> Data
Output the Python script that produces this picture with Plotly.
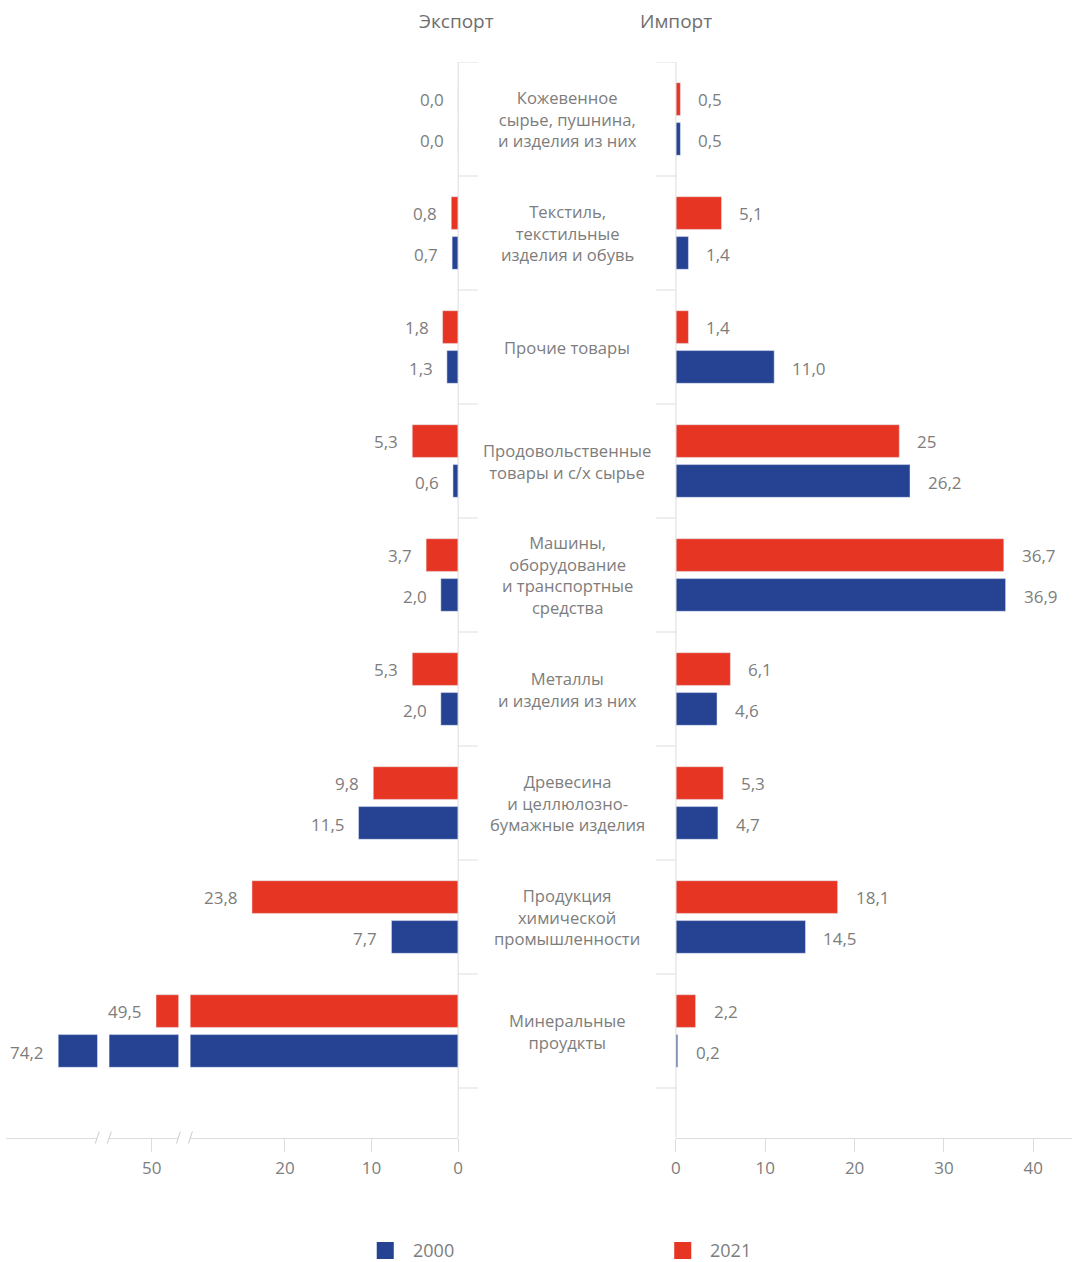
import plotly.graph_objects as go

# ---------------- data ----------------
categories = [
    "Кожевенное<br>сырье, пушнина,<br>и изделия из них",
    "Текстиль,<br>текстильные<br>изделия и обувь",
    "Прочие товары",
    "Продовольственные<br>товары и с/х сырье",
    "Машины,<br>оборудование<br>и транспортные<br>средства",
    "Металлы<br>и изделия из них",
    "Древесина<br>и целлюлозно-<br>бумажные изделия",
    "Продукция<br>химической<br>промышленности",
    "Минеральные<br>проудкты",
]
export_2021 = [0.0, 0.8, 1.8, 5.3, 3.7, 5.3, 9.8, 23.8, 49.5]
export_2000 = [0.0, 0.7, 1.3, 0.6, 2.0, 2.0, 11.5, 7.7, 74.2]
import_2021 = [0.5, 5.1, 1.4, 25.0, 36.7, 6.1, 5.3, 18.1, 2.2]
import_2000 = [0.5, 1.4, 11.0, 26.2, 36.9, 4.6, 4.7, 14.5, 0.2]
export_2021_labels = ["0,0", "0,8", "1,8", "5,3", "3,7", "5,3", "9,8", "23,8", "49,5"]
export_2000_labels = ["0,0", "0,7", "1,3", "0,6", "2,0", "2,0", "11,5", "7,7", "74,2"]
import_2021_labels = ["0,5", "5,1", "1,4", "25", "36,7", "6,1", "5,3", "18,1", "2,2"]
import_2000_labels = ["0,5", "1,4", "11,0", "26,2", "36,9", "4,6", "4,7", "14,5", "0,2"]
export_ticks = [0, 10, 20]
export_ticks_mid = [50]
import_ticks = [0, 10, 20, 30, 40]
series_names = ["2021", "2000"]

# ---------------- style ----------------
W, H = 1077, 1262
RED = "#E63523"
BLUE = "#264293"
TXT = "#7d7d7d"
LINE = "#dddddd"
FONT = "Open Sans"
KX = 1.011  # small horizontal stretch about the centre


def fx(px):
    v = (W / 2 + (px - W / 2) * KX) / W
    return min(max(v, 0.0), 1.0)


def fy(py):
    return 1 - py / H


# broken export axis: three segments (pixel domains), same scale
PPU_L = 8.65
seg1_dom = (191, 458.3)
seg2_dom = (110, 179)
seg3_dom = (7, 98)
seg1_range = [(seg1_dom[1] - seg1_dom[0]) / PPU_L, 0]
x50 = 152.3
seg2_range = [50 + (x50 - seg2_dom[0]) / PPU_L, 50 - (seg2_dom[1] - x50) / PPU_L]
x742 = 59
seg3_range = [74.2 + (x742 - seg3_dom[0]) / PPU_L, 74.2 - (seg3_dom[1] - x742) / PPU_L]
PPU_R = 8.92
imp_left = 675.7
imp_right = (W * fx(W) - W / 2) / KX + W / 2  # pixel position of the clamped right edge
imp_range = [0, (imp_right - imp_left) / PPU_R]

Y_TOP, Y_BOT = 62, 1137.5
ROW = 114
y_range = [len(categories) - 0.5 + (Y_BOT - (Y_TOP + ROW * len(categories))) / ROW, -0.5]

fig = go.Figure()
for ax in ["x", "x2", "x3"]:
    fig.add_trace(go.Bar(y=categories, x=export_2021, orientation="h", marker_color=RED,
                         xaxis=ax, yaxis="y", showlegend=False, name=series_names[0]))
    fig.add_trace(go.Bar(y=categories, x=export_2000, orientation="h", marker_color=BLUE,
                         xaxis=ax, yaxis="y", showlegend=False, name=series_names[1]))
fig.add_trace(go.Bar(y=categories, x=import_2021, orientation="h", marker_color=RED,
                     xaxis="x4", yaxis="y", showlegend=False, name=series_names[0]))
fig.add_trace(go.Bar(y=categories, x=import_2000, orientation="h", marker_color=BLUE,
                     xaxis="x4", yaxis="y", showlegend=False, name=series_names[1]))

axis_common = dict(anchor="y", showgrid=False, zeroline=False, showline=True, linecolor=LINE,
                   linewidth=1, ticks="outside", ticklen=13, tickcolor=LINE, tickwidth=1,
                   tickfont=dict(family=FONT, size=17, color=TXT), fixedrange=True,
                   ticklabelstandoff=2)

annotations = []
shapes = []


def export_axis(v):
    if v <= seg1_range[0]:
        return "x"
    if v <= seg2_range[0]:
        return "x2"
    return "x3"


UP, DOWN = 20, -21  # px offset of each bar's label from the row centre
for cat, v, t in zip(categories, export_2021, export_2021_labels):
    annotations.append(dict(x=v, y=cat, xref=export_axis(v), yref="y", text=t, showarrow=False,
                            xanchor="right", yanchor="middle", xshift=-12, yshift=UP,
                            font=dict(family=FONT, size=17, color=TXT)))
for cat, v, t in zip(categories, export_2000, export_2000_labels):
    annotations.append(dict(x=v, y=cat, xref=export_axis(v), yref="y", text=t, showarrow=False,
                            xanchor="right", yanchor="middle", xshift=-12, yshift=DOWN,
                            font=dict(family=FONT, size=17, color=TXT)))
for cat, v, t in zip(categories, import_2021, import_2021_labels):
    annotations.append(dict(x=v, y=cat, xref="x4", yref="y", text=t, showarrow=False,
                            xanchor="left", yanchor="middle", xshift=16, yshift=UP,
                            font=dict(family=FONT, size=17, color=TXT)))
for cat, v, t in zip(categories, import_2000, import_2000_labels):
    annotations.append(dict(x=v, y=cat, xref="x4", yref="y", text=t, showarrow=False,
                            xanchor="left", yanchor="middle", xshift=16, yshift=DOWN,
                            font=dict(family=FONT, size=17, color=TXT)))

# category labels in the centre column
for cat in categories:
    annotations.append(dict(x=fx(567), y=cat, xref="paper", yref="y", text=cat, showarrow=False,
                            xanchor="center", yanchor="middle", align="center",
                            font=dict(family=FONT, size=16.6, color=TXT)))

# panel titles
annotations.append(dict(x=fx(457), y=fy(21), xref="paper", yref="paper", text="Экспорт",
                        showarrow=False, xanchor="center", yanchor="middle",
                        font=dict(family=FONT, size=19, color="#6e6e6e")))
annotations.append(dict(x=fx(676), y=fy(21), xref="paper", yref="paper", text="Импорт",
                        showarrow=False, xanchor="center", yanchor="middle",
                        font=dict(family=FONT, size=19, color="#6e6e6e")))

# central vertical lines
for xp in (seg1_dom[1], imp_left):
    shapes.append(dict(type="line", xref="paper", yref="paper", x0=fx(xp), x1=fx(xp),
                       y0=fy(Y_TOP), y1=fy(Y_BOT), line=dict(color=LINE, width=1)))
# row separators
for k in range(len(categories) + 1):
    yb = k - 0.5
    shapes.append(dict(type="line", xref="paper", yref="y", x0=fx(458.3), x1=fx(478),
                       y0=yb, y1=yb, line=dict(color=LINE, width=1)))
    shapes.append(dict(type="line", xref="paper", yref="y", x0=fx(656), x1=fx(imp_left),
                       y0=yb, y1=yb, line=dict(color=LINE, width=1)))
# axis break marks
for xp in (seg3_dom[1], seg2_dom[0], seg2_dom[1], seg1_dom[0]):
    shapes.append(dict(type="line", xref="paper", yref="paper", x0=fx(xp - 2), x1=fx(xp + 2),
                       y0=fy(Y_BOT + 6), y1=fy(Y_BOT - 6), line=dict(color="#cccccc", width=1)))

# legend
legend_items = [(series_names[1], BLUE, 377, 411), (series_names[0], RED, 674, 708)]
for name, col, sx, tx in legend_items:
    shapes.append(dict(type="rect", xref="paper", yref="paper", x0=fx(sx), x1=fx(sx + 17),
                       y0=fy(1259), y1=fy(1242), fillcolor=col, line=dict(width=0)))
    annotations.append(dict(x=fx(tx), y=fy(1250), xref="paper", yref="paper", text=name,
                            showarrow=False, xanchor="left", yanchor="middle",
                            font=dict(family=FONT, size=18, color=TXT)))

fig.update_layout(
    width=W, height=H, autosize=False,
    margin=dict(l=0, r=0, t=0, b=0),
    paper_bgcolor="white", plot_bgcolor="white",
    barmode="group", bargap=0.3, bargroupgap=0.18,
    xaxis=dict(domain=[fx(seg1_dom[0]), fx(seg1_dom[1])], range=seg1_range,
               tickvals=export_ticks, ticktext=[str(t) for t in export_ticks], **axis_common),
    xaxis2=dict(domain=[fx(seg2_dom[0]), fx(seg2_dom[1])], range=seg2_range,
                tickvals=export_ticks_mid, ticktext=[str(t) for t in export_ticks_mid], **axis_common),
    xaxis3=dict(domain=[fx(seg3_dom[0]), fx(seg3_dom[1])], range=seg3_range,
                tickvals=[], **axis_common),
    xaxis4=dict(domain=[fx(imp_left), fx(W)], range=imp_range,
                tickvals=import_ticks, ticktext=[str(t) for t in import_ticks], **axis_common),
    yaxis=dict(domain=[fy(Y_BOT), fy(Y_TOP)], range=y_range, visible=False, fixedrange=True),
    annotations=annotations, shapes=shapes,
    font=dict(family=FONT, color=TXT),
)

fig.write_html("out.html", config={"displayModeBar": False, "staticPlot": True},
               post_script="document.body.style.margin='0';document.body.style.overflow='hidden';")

> Task
Repeat only the lines from the beginning of the material through the line containing "import plotly.graph_objects as go", both ends kept, leaving pictures out.

> Response to this task
Output the Python script that produces this picture with Plotly.
import plotly.graph_objects as go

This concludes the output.